It wasn’t long after the invention of the car that its potential for causing damage was apparent. Governments recognized the need for liability funding and that first took the form of guarantees and bonds. Today in Canada, car insurance must cover a vehicle to operate on any public road. While car insurance is administered provincially, all provinces agree on mandatory coverage. In Ontario, car insurance is overseen by the Financial Services Commission of Ontario. The car insurance market is private, competitive and highly regulated. It’s also the most expensive in Canada, though both the government and insurance industry pursue rate and settlement reductions to improve affordability.
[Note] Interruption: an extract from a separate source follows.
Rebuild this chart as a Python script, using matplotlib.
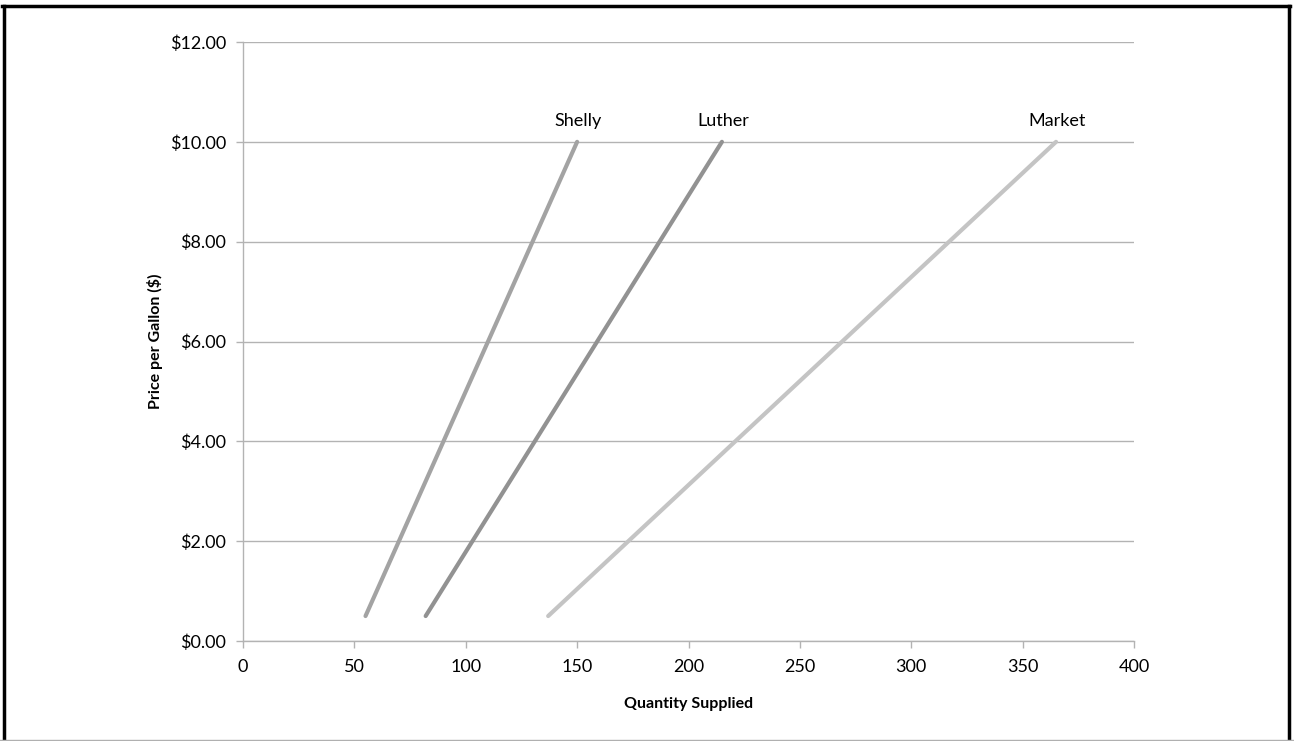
import matplotlib
matplotlib.use("Agg")
import matplotlib.pyplot as plt
from matplotlib.lines import Line2D

plt.rcParams['font.family'] = ['Lato', 'DejaVu Sans']

price = [0.5, 10.0]
shelly = [55, 150]
luther = [82, 215]
market = [137, 365]
series_names = ["Shelly", "Luther", "Market"]
series_vals = [shelly, luther, market]
series_colors = ["#a3a3a3", "#929292", "#c4c4c4"]
yticks = [0, 2, 4, 6, 8, 10, 12]
xticks = [0, 50, 100, 150, 200, 250, 300, 350, 400]

fig = plt.figure(figsize=(12.94, 7.41), dpi=100)
ax = fig.add_axes([243/1294, 1-641/741, (1134-243)/1294, (641-42)/741])

for name, vals, c in zip(series_names, series_vals, series_colors):
    ax.plot(vals, price, color=c, lw=3.0, solid_capstyle='round', zorder=3)
    ax.annotate(name, (vals[-1], price[-1]), xytext=(1, 9), textcoords='offset points',
                ha='center', va='bottom', fontsize=13)

ax.set_xlim(0, 400)
ax.set_ylim(0, 12)
ax.set_xticks(xticks)
ax.set_yticks(yticks)
ax.set_yticklabels([f"${v:.2f}" for v in yticks])
ax.grid(axis='y', color='#b3b3b3', lw=1)
ax.set_axisbelow(True)
for s in ['top', 'right']:
    ax.spines[s].set_visible(False)
for s in ['left', 'bottom']:
    ax.spines[s].set_color('#b3b3b3')
    ax.spines[s].set_linewidth(1)
ax.tick_params(axis='both', colors='#b3b3b3', labelcolor='black', labelsize=13, length=5, width=1)
ax.tick_params(axis='x', pad=8)
ax.tick_params(axis='y', pad=7)
ax.set_xlabel("Quantity Supplied", fontsize=11.5, fontweight='bold', labelpad=16)
ax.set_ylabel("Price per Gallon ($)", fontsize=11.5, fontweight='bold', labelpad=5)

W, H = 1294, 741
def fx(px):
    return px / W
def fy(py):
    return 1 - py / H
# frame: black left, top, right; light gray bottom
fig.add_artist(Line2D([fx(3.5), fx(3.5)], [fy(6), fy(741)], color='black', lw=2.5, transform=fig.transFigure))
fig.add_artist(Line2D([fx(2.3), fx(1290)], [fy(6), fy(6)], color='black', lw=2.5, transform=fig.transFigure))
fig.add_artist(Line2D([fx(1288.5), fx(1288.5)], [fy(6), fy(741)], color='black', lw=2.5, transform=fig.transFigure))
fig.add_artist(Line2D([fx(0), fx(1294)], [fy(740), fy(740)], color='#b0b0b0', lw=1, transform=fig.transFigure))

fig.savefig("out.png", dpi=100)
Stated simply, car insurance is the law. Without valid insurance, drivers face fines of $5, 000 to $50, 000. Vehicle impounding and license suspension can follow. A motorist driving without insurance may be classed as a high-risk driver. Insurers may refuse to sell insurance coverage due to high risk, and the driver may be forced to use the Facility Association to obtain coverage at much higher cost. In addition, an uninsured driver involved in an accident gives up certain rights and protections. If the accident was not that driver’s fault, they will not be able to sue for damages. Ontario requires a minimum of $200,000 in third party liability coverage plus accident benefits coverage meeting statutory requirements. This coverage must be in place before a vehicle can be registered for ownership or licensed with plates.
One of the keys to how car insurance works is how premiums get calculated. A driver approaches an insurance agent or broker, who collects personal information about the driver; where they live, what kind of car they own and how they drive it and details about their driving history. From that information, insurance underwriters calculate the statistical risk that driver presents. Those more likely to make a claim against their car insurance policy will have higher premiums than a driver deemed lower risk. Factors such as the area in which the driver lives, the risk associated with their demographic group and accident claims history for the vehicle make and model are all factors that are out of the driver’s control, but which affect car insurance costs.
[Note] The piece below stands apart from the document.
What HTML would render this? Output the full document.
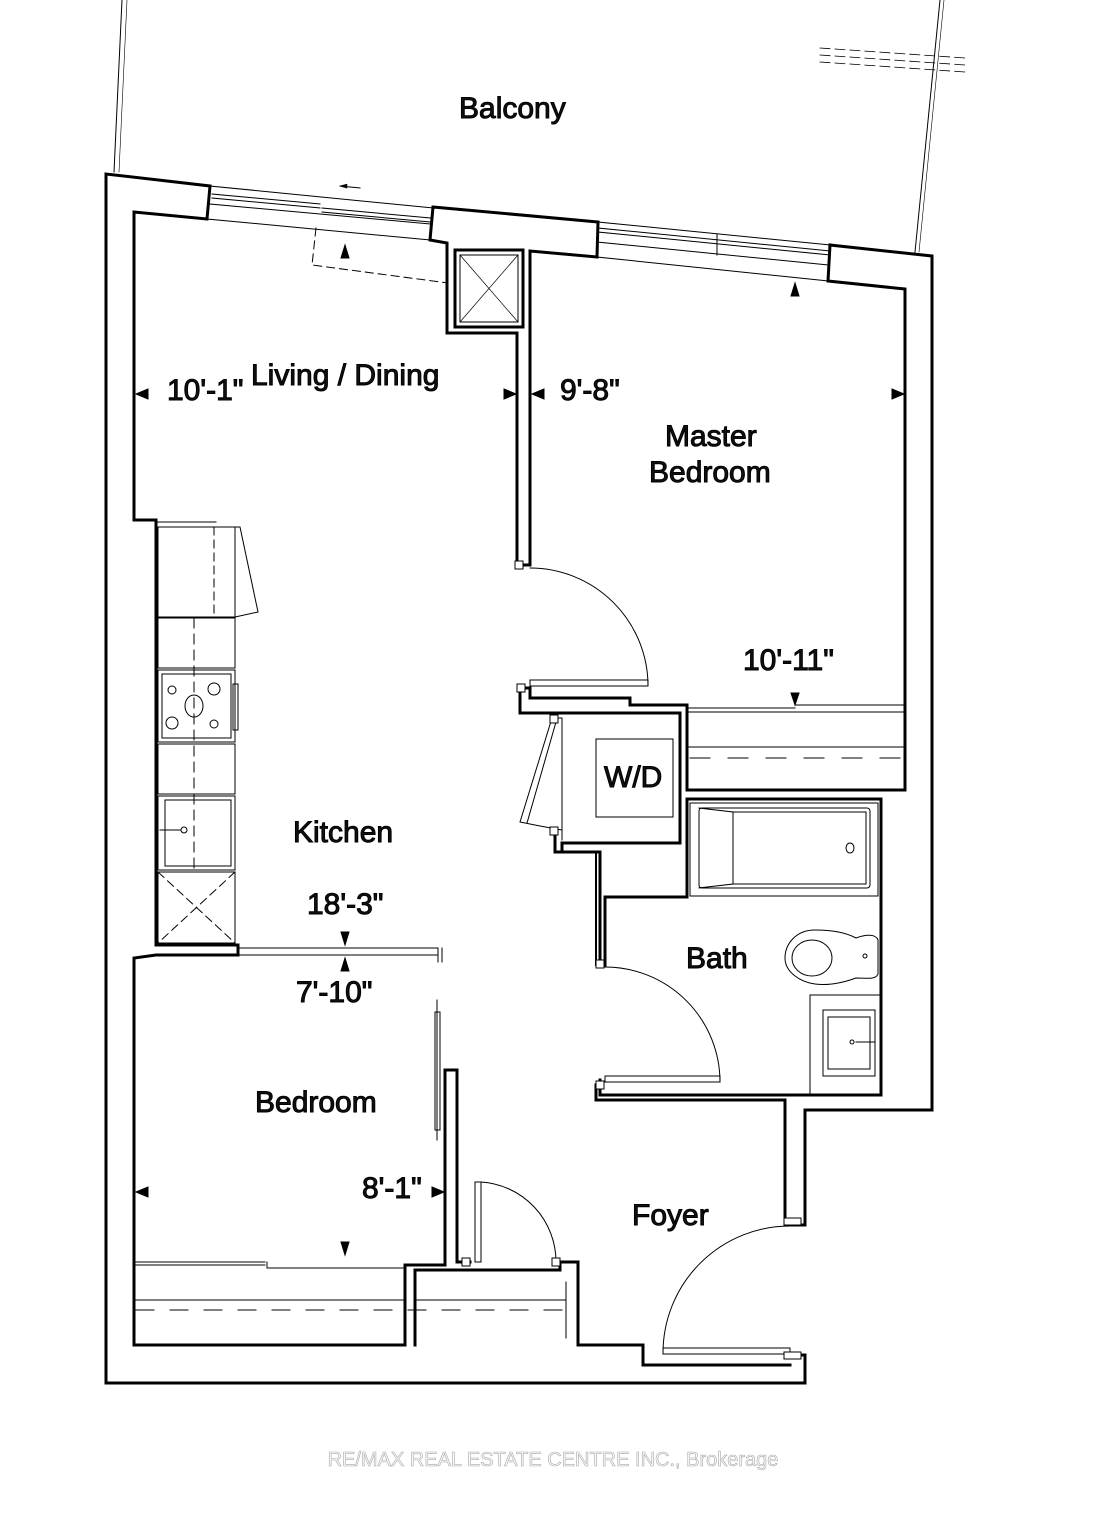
<!DOCTYPE html>
<html><head><meta charset="utf-8"><style>
html,body{margin:0;padding:0;background:#fff}
svg{display:block}
text{font-family:"Liberation Sans",Arial,sans-serif;fill:#111}
</style></head><body>
<svg width="1106" height="1520" viewBox="0 0 1106 1520" xmlns="http://www.w3.org/2000/svg">
<g fill="none" stroke="#000" stroke-linecap="square">
<line x1="122" y1="0" x2="114" y2="172" stroke-width="1"/>
<line x1="127" y1="0" x2="119" y2="172" stroke-width="0.6"/>
<line x1="940" y1="0" x2="915" y2="252" stroke-width="1"/>
<line x1="944" y1="0" x2="919" y2="252" stroke-width="0.6"/>
<line x1="820" y1="48" x2="965" y2="58" stroke-width="0.8" stroke-dasharray="10,5"/>
<line x1="820" y1="55" x2="965" y2="65" stroke-width="0.8" stroke-dasharray="10,5"/>
<line x1="820" y1="62" x2="965" y2="72" stroke-width="0.8" stroke-dasharray="10,5"/>

<path d="M106,1383 L106,174 L210,186 L207,219 L134,212 L134,520 L156,520 L156,945 L238,945 L238,955 L156,955 L134,958 L134,1345 L405,1345 L405,1265 L445,1265 L445,1070 L457,1070 L457,1262 L470,1262" stroke-width="3"/>
<path d="M433,207 L598,222 L597,257 L530,251 L530,565 L517,565 L517,333 L447,333 L447,243 L430,240 Z" stroke-width="3"/>
<path d="M830,245 L932,256 L932,1110 L805,1110 L805,1225 L785,1225 L785,1100 L596,1100 L596,1085" stroke-width="3"/>
<path d="M830,245 L828,281 L905,289 L905,790 L687,790 L687,705 L630,705 L630,698 L530,698 L530,688 L520,688 L520,713 L555,713" stroke-width="3"/>
<path d="M106,1383 L805,1383 L805,1355 L790,1355" stroke-width="3"/>
<path d="M415,1345 L415,1270 L560,1270 L560,1262 L578,1262 L578,1345 L643,1345 L643,1365 L790,1365" stroke-width="3"/>
<path d="M555,713 L680,713 L680,843 L562,843 L562,852 L555,852 L555,830" stroke-width="3"/>
<path d="M562,852 L600,852 L600,965" stroke-width="3"/>
<path d="M600,852 L600,965 M596,965 L596,852" stroke-width="2"/>
<path d="M687,799 L881,799 L881,1095 L600,1095 L600,1080" stroke-width="3"/>
<path d="M687,799 L687,897 L605,897" stroke-width="3"/>
<path d="M605,897 L605,965" stroke-width="3"/>
<rect x="455" y="250" width="68" height="77" stroke-width="3"/>
<rect x="460" y="255" width="58" height="67" stroke-width="1"/>
<line x1="460" y1="255" x2="518" y2="322" stroke-width="0.7"/>
<line x1="518" y1="255" x2="460" y2="322" stroke-width="0.7"/>

<g stroke-width="1">
<line x1="210" y1="186" x2="433" y2="208"/>
<line x1="207" y1="219" x2="430" y2="240"/>
<line x1="212" y1="194" x2="320" y2="204"/>
<line x1="212" y1="198" x2="320" y2="208"/>
<line x1="322" y1="208" x2="430" y2="218"/>
<line x1="322" y1="212" x2="430" y2="222"/>
<line x1="210" y1="204" x2="430" y2="224"/>
<line x1="598" y1="222" x2="830" y2="245"/>
<line x1="598" y1="228" x2="830" y2="251"/>
<line x1="598" y1="232" x2="830" y2="255"/>
<line x1="597" y1="242" x2="828" y2="265"/>
<line x1="597" y1="257" x2="828" y2="281"/>
<line x1="717" y1="234" x2="717" y2="255"/>
<path d="M316,228 L312,265 L448,283" stroke-dasharray="8,5"/>
<line x1="340" y1="186" x2="360" y2="188"/>
</g>
<path d="M340,186 L347,184 L347,188 Z" fill="#000" stroke-width="0.5"/>

<g stroke-width="1">
<line x1="156" y1="522" x2="216" y2="522"/>
<rect x="158" y="527" width="77" height="90"/>
<path d="M235,527 L240,527 L258,612 L235,617"/>
<line x1="214" y1="527" x2="214" y2="617" stroke-dasharray="8,5"/>
<rect x="158" y="618" width="77" height="50"/>
<rect x="158" y="670" width="77" height="72"/>
<rect x="162" y="674" width="69" height="64"/>
<rect x="233" y="684" width="5" height="46"/>
<circle cx="172" cy="690" r="4"/><circle cx="214" cy="689" r="6"/>
<circle cx="172" cy="723" r="6"/><circle cx="214" cy="724" r="4"/>
<ellipse cx="194" cy="706" rx="9" ry="11"/>
<rect x="158" y="744" width="77" height="50"/>
<rect x="158" y="796" width="77" height="74"/>
<rect x="165" y="800" width="66" height="66"/>
<line x1="160" y1="830" x2="180" y2="830"/><circle cx="184" cy="830" r="3"/>
<rect x="158" y="872" width="77" height="71"/>
<line x1="158" y1="872" x2="235" y2="943" stroke-dasharray="8,5"/>
<line x1="235" y1="872" x2="158" y2="943" stroke-dasharray="8,5"/>
<line x1="194" y1="618" x2="194" y2="870" stroke-dasharray="10,6"/>
<rect x="238" y="948" width="200" height="7"/>
<line x1="438" y1="948" x2="438" y2="962"/>
<line x1="442" y1="948" x2="442" y2="962"/>
<rect x="435" y="1012" width="5" height="118"/>
<line x1="437" y1="1000" x2="437" y2="1140"/>
<line x1="687" y1="708" x2="795" y2="708"/>
<line x1="795" y1="705" x2="905" y2="705"/>
<line x1="687" y1="712" x2="905" y2="712"/>
<line x1="687" y1="747" x2="905" y2="747"/>
<line x1="690" y1="758" x2="905" y2="758" stroke-dasharray="20,18"/>
<rect x="596" y="739" width="77" height="78"/>
<path d="M562,718 L552,718 L520,822 L540,826 L562,830"/>
<line x1="556" y1="722" x2="527" y2="823"/>
<line x1="562" y1="718" x2="562" y2="840"/>
<rect x="690" y="803" width="188" height="93"/>
<rect x="699" y="808" width="171" height="80" rx="3"/>
<path d="M699,808 L733,812 L733,884 L699,888"/>
<line x1="733" y1="812" x2="866" y2="812"/>
<line x1="733" y1="884" x2="866" y2="884"/>
<line x1="866" y1="812" x2="866" y2="884"/>
<ellipse cx="850" cy="848" rx="4" ry="5"/>
<path d="M856,938 C845,932 830,930 815,930 C795,930 785,945 785,958 C785,972 800,982 815,984 C830,986 845,982 856,978 C866,978 876,980 878,974 L878,940 C876,934 866,934 856,938 Z"/>
<ellipse cx="812" cy="958" rx="20" ry="18"/>
<circle cx="865" cy="956" r="2"/>
<line x1="810" y1="995" x2="810" y2="1095"/>
<line x1="810" y1="995" x2="880" y2="995"/>
<rect x="823" y="1010" width="52" height="66"/>
<rect x="828" y="1017" width="42" height="52"/>
<circle cx="852" cy="1042" r="2"/>
<line x1="856" y1="1042" x2="875" y2="1042"/>
<path d="M530,568 A118,118 0 0 1 648,686"/>
<rect x="530" y="680" width="118" height="6"/>
<path d="M605,967 A115,115 0 0 1 720,1082"/>
<rect x="605" y="1076" width="115" height="6"/>
<rect x="475" y="1182" width="6" height="80"/>
<path d="M481,1182 A80,80 0 0 1 556,1262"/>
<path d="M790,1226 A127,127 0 0 0 663,1353"/>
<rect x="663" y="1348" width="127" height="6"/>
<line x1="134" y1="1262" x2="265" y2="1262"/><line x1="134" y1="1265" x2="265" y2="1265"/>
<line x1="267" y1="1268" x2="405" y2="1268"/><line x1="267" y1="1262" x2="267" y2="1268"/>
<line x1="134" y1="1300" x2="405" y2="1300"/>
<line x1="415" y1="1300" x2="566" y2="1300"/>
<line x1="136" y1="1310" x2="566" y2="1310" stroke-dasharray="18,16"/>
<line x1="566" y1="1282" x2="566" y2="1338"/>
</g>
<g fill="#fff" stroke="#000" stroke-width="1">
<rect x="515" y="561" width="8" height="8"/><rect x="517" y="684" width="8" height="8"/>
<rect x="550" y="715" width="8" height="8"/><rect x="550" y="827" width="8" height="8"/>
<rect x="596" y="960" width="8" height="8"/><rect x="596" y="1081" width="8" height="8"/>
<rect x="462" y="1258" width="8" height="8"/><rect x="552" y="1258" width="8" height="8"/>
<rect x="784" y="1218" width="17" height="7"/><rect x="784" y="1352" width="17" height="7"/>
</g>
<g fill="#000">
<path d="M136,394 L148,389 L148,399 Z"/>
<path d="M516,394 L504,389 L504,399 Z"/>
<path d="M532,394 L544,389 L544,399 Z"/>
<path d="M904,394 L892,389 L892,399 Z"/>
<path d="M345,245 L341,258 L349,258 Z"/>
<path d="M795,283 L791,296 L799,296 Z"/>
<path d="M795,705 L791,693 L799,693 Z"/>
<path d="M345,945 L341,932 L349,932 Z"/>
<path d="M345,958 L341,971 L349,971 Z"/>
<path d="M136,1192 L148,1187 L148,1197 Z"/>
<path d="M444,1192 L432,1187 L432,1197 Z"/>
<path d="M345,1255 L341,1242 L349,1242 Z"/>
</g>
<g font-size="30">
<text x="459" y="118">Balcony</text>
<text x="167" y="400">10'-1"</text>
<text x="251" y="385">Living / Dining</text>
<text x="560" y="400">9'-8"</text>
<text x="665" y="446">Master</text>
<text x="649" y="482">Bedroom</text>
<text x="743" y="670">10'-11"</text>
<text x="604" y="787">W/D</text>
<text x="293" y="842">Kitchen</text>
<text x="307" y="914">18'-3"</text>
<text x="296" y="1002">7'-10"</text>
<text x="686" y="968">Bath</text>
<text x="255" y="1112">Bedroom</text>
<text x="362" y="1198">8'-1"</text>
<text x="632" y="1225">Foyer</text>
</g>
<text x="553" y="1466" font-size="20" text-anchor="middle" style="fill:#fafafa;stroke:#aaa;stroke-width:0.6">RE/MAX REAL ESTATE CENTRE INC., Brokerage</text>
</svg>
</body></html>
How Car Insurance Works: Options
Minimum mandatory coverage doesn’t provide a driver with protection against loss or damage to the vehicle. This is provided through sections of a policy called collision and comprehensive insurance. While these sections are optional, if a driver has borrowed money to buy their car, the lending agency may insist on these to protect the mutual investment.
Collision and comprehensive coverage are subject to deductibles. This is the amount the driver pays before the insurance company contributes after a claim incident. A low deductible means that a driver pays very little for loss or repairs, but in turn, monthly premiums are higher. High deductibles transfer more of the financial load to the driver after an accident, in return for lower car insurance costs.
As well, many other endorsements, often called riders, may be added to customize a policy. For example, travelers can add a section that covers non-owned cars, such as rentals, to avoid paying high-cost collision damage waivers from car rental agencies.